If the Rays could force their eventual foes into a tiebreaker situation, it would mean back-to-back must-win games for that team. The Yankees, for instance, would start ace Gerrit Cole in a tiebreaker, then go to Corey Kluber or else lean on their bullpen for a wild-card game — all just to earn the opportunity to face a well-rested Tampa team.

“You’re talking about using more pitchers, not being able to rest guys that maybe need some rest going into a game or a series,” Cash said of how the various tiebreaker scenarios could have been a boon to the Rays. “So, yeah, havoc could create all those issues.”

The Yankees could lose and still advance — leaving their fate to the three concurrent games being waged in pursuit of the same goal. Boone said he’d be watching the out-of-town scoreboard closely, perhaps managing the late innings a little differently if the other three contenders fell behind, clearing a path for the Yankees to back into the playoffs.
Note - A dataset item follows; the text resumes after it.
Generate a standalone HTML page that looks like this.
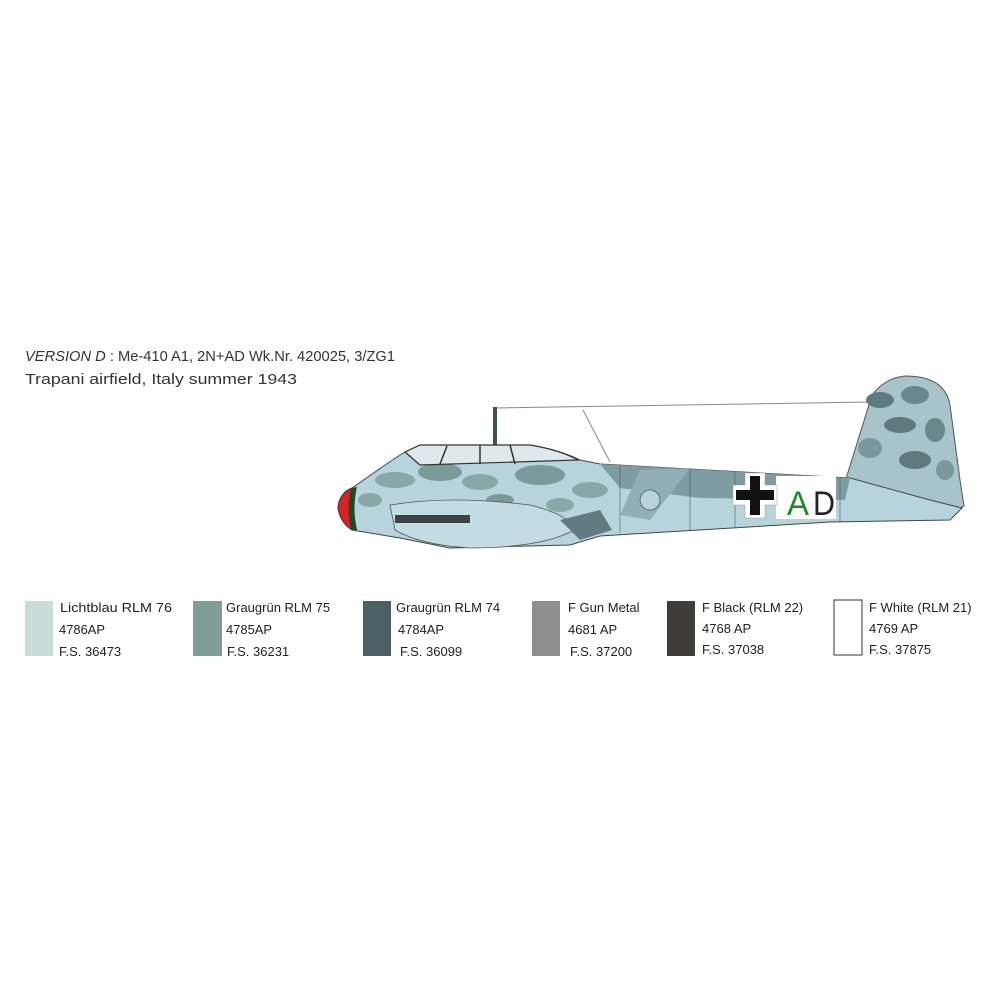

Or they could win. A win would mean a guaranteed wild-card spot — even if their opponents were still knotted together — and no tiebreaker to rush off to. A win and they could catch their breath tomorrow, reserve Cole for the wild-card game. A win would mean that, in a year where they were expected to be one of the best teams in baseball, at least they wouldn’t miss the postseason entirely.

To win, though, they would need to score.

Yankees emerge with a fresh start

At 3:19 p.m., Judge grounded into a double play to end the bottom of the first inning, erasing Anthony Rizzo, who had been hit by a pitch. At the same time, Blue Jays leadoff man George Springer was hitting a home run in Toronto. An hour later, he’d add a grand slam to ensure the Yankees wouldn’t coast to a wild card on the virtue of collective failure.

Rizzo was one of just three baserunners the Yankees managed in the first eight innings against a cavalcade of Rays pitchers, led by veteran starter Michael Wacha — who needed 56 pitches to get through five scoreless innings against a New York lineup that showed maddeningly inconsistent flashes of its powerhouse potential this season.

But the Rays didn’t score either. Six Yankees pitchers combined for a five-hit shutout and shortstop Gio Urshela sprinted full speed into the visiting dugout for a terrifying, inning-ending catch that jolted the crowd awake and put a spark in the Yankees.

“A 0-0 game and it was this awesome, edge-of-your-seat kind of game,” Boone said.

Spoken like someone who came out on top.

In the end, the Yankees scratched together a single run on a couple of hits off a team that has looked better than them all season. Along with 91 other wins, it’s all they needed for their fifth consecutive postseason berth. Elsewhere, the Mariners’ magical late-season surge ended with a loss. The Blue Jays demonstrated the kind of power that ensures they will be missed on the national stage this month. And the Red Sox got a late go-ahead homer to ensure the season ended Sunday and the Yankees will have to survive a rival match in Boston if they want to see the Rays again this year.

“Now the season begins,” Judge said. “All that other stuff, those 162, that was spring training. Now it’s time to get to the regular season and get this thing rolling.”